Restate the full listing word for word and leave the pictures out.

** START OF Stored data **

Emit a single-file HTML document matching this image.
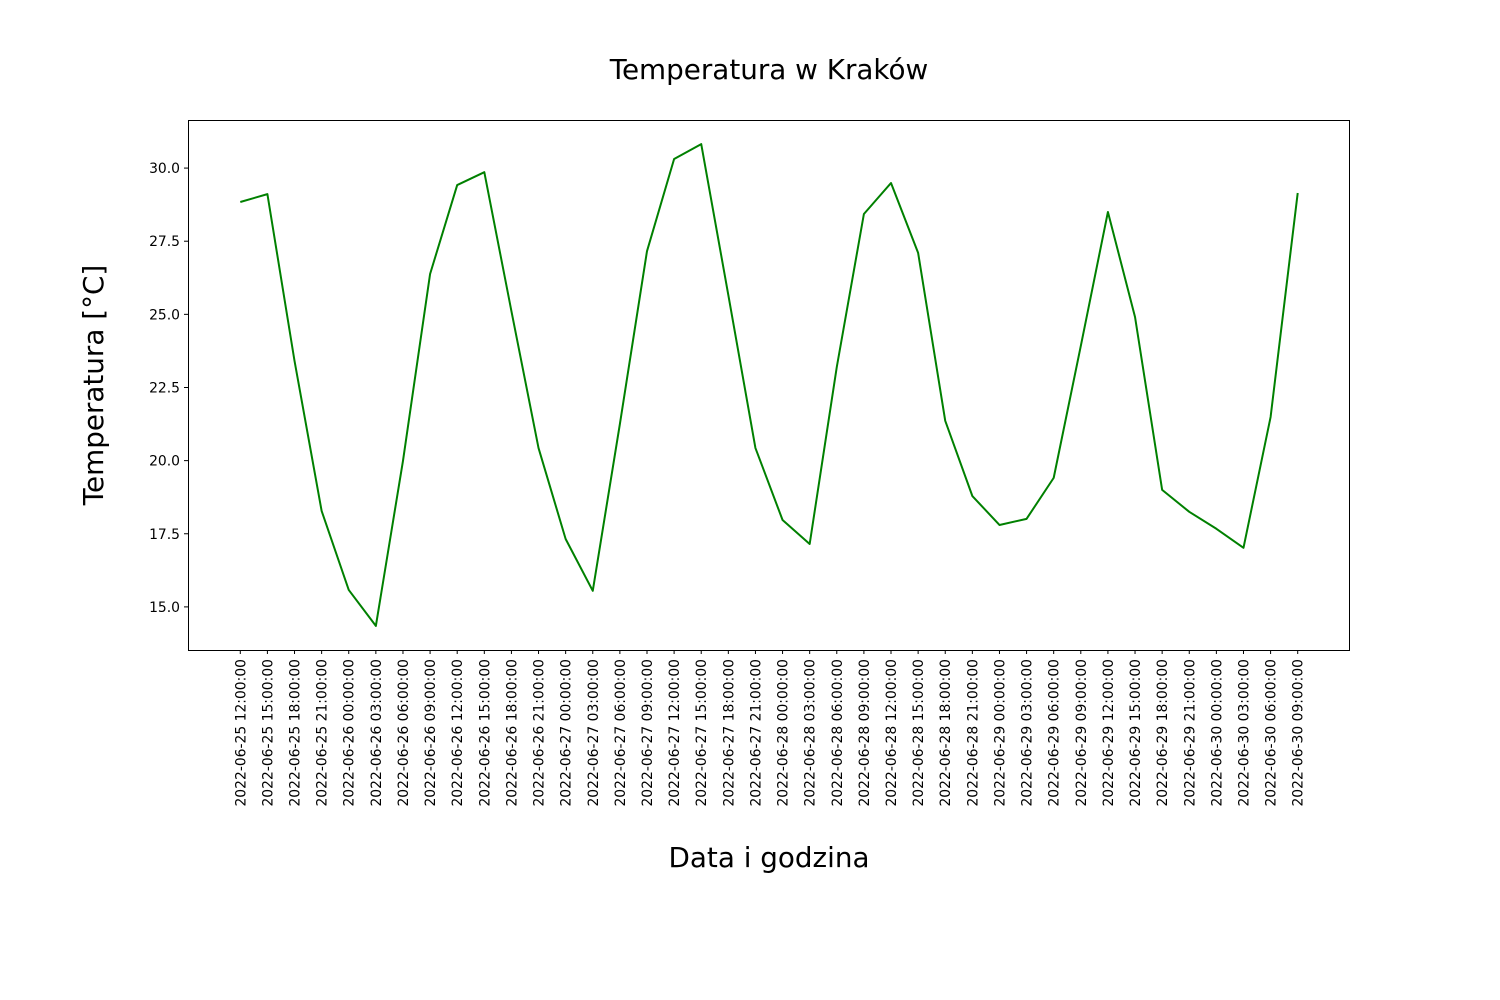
<!DOCTYPE html>
<html><head><meta charset="utf-8"><style>body{margin:0;background:#fff}svg{display:block}</style></head>
<body>
<svg id="chart" width="1500" height="1000" xmlns="http://www.w3.org/2000/svg" font-family="'DejaVu Sans', 'Liberation Sans', sans-serif">
<rect width="1500" height="1000" fill="#fff"/>
<text x="769" y="79" font-size="27.8" text-anchor="middle">Temperatura w Kraków</text>
<text x="769" y="867" font-size="27.8" text-anchor="middle">Data i godzina</text>
<text transform="translate(103,385) rotate(-90)" font-size="27.8" text-anchor="middle">Temperatura [°C]</text>
<g id="plot"></g>
<rect x="188.5" y="120.5" width="1161" height="530" fill="none" stroke="#000" stroke-width="1"/>
</svg>
<script>
const categories = ["2022-06-25 12:00:00","2022-06-25 15:00:00","2022-06-25 18:00:00","2022-06-25 21:00:00","2022-06-26 00:00:00","2022-06-26 03:00:00","2022-06-26 06:00:00","2022-06-26 09:00:00","2022-06-26 12:00:00","2022-06-26 15:00:00","2022-06-26 18:00:00","2022-06-26 21:00:00","2022-06-27 00:00:00","2022-06-27 03:00:00","2022-06-27 06:00:00","2022-06-27 09:00:00","2022-06-27 12:00:00","2022-06-27 15:00:00","2022-06-27 18:00:00","2022-06-27 21:00:00","2022-06-28 00:00:00","2022-06-28 03:00:00","2022-06-28 06:00:00","2022-06-28 09:00:00","2022-06-28 12:00:00","2022-06-28 15:00:00","2022-06-28 18:00:00","2022-06-28 21:00:00","2022-06-29 00:00:00","2022-06-29 03:00:00","2022-06-29 06:00:00","2022-06-29 09:00:00","2022-06-29 12:00:00","2022-06-29 15:00:00","2022-06-29 18:00:00","2022-06-29 21:00:00","2022-06-30 00:00:00","2022-06-30 03:00:00","2022-06-30 06:00:00","2022-06-30 09:00:00"];
const temperatures = [28.84,29.11,23.41,18.28,15.58,14.35,19.99,26.38,29.42,29.86,25.11,20.43,17.32,15.55,21.25,27.16,30.31,30.82,25.66,20.43,17.97,17.15,23.20,28.43,29.49,27.10,21.36,18.79,17.80,18.01,19.41,23.92,28.50,24.91,19.00,18.25,17.67,17.02,21.49,29.15];
const yTicks = [15.0,17.5,20.0,22.5,25.0,27.5,30.0];
const yTickLabels = ["15.0","17.5","20.0","22.5","25.0","27.5","30.0"];

const NS="http://www.w3.org/2000/svg";
const L=188,R=1350,T=120,B=650;
const n=categories.length;
const xStart=L+(R-L)*0.045, xEnd=R-(R-L)*0.045;
const xs=i=>xStart+(xEnd-xStart)*i/(n-1);
const mn=Math.min(...temperatures),mx=Math.max(...temperatures),pad=(mx-mn)*0.05;
const y0=mn-pad,y1=mx+pad;
const ys=v=>B-(v-y0)/(y1-y0)*(B-T);
const g=document.getElementById('plot');
function el(t,a){const e=document.createElementNS(NS,t);for(const k in a)e.setAttribute(k,a[k]);g.appendChild(e);return e;}
yTicks.forEach((v,i)=>{
  const y=ys(v);
  const tk=el('line',{x1:L-4,x2:L,y1:y,y2:y,stroke:'#000'});
  
  
  const t=el('text',{x:L-8,y:y+5,'font-size':13.9,'text-anchor':'end'});
  t.textContent=yTickLabels[i];
  
  
});
categories.forEach((c,i)=>{
  const x=xs(i);
  const tk=el('line',{x1:x,x2:x,y1:B,y2:B+4,stroke:'#000'});
  
  
  const t=el('text',{transform:`translate(${x+5},${B+9}) rotate(-90)`,'font-size':13.9,'text-anchor':'end'});
  t.textContent=c;
  
  
});
const line=el('polyline',{points:temperatures.map((v,i)=>xs(i)+','+ys(v)).join(' '),fill:'none',stroke:'#008000','stroke-width':2,'stroke-linejoin':'round'});


</script>
</body></html>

** END OF Stored data **

▶ [Answer to this problem]:
Emit a single-file HTML document matching this image.
<!DOCTYPE html>
<html><head><meta charset="utf-8"><style>body{margin:0;background:#fff}svg{display:block}</style></head>
<body>
<svg id="chart" width="1500" height="1000" xmlns="http://www.w3.org/2000/svg" font-family="'DejaVu Sans', 'Liberation Sans', sans-serif">
<rect width="1500" height="1000" fill="#fff"/>
<text x="769" y="79" font-size="27.8" text-anchor="middle">Temperatura w Kraków</text>
<text x="769" y="867" font-size="27.8" text-anchor="middle">Data i godzina</text>
<text transform="translate(103,385) rotate(-90)" font-size="27.8" text-anchor="middle">Temperatura [°C]</text>
<g id="plot"></g>
<rect x="188.5" y="120.5" width="1161" height="530" fill="none" stroke="#000" stroke-width="1"/>
</svg>
<script>
const categories = ["2022-06-25 12:00:00","2022-06-25 15:00:00","2022-06-25 18:00:00","2022-06-25 21:00:00","2022-06-26 00:00:00","2022-06-26 03:00:00","2022-06-26 06:00:00","2022-06-26 09:00:00","2022-06-26 12:00:00","2022-06-26 15:00:00","2022-06-26 18:00:00","2022-06-26 21:00:00","2022-06-27 00:00:00","2022-06-27 03:00:00","2022-06-27 06:00:00","2022-06-27 09:00:00","2022-06-27 12:00:00","2022-06-27 15:00:00","2022-06-27 18:00:00","2022-06-27 21:00:00","2022-06-28 00:00:00","2022-06-28 03:00:00","2022-06-28 06:00:00","2022-06-28 09:00:00","2022-06-28 12:00:00","2022-06-28 15:00:00","2022-06-28 18:00:00","2022-06-28 21:00:00","2022-06-29 00:00:00","2022-06-29 03:00:00","2022-06-29 06:00:00","2022-06-29 09:00:00","2022-06-29 12:00:00","2022-06-29 15:00:00","2022-06-29 18:00:00","2022-06-29 21:00:00","2022-06-30 00:00:00","2022-06-30 03:00:00","2022-06-30 06:00:00","2022-06-30 09:00:00"];
const temperatures = [28.84,29.11,23.41,18.28,15.58,14.35,19.99,26.38,29.42,29.86,25.11,20.43,17.32,15.55,21.25,27.16,30.31,30.82,25.66,20.43,17.97,17.15,23.20,28.43,29.49,27.10,21.36,18.79,17.80,18.01,19.41,23.92,28.50,24.91,19.00,18.25,17.67,17.02,21.49,29.15];
const yTicks = [15.0,17.5,20.0,22.5,25.0,27.5,30.0];
const yTickLabels = ["15.0","17.5","20.0","22.5","25.0","27.5","30.0"];

const NS="http://www.w3.org/2000/svg";
const L=188,R=1350,T=120,B=650;
const n=categories.length;
const xStart=L+(R-L)*0.045, xEnd=R-(R-L)*0.045;
const xs=i=>xStart+(xEnd-xStart)*i/(n-1);
const mn=Math.min(...temperatures),mx=Math.max(...temperatures),pad=(mx-mn)*0.05;
const y0=mn-pad,y1=mx+pad;
const ys=v=>B-(v-y0)/(y1-y0)*(B-T);
const g=document.getElementById('plot');
function el(t,a){const e=document.createElementNS(NS,t);for(const k in a)e.setAttribute(k,a[k]);g.appendChild(e);return e;}
yTicks.forEach((v,i)=>{
  const y=ys(v);
  const tk=el('line',{x1:L-4,x2:L,y1:y,y2:y,stroke:'#000'});
  
  
  const t=el('text',{x:L-8,y:y+5,'font-size':13.9,'text-anchor':'end'});
  t.textContent=yTickLabels[i];
  
  
});
categories.forEach((c,i)=>{
  const x=xs(i);
  const tk=el('line',{x1:x,x2:x,y1:B,y2:B+4,stroke:'#000'});
  
  
  const t=el('text',{transform:`translate(${x+5},${B+9}) rotate(-90)`,'font-size':13.9,'text-anchor':'end'});
  t.textContent=c;
  
  
});
const line=el('polyline',{points:temperatures.map((v,i)=>xs(i)+','+ys(v)).join(' '),fill:'none',stroke:'#008000','stroke-width':2,'stroke-linejoin':'round'});


</script>
</body></html>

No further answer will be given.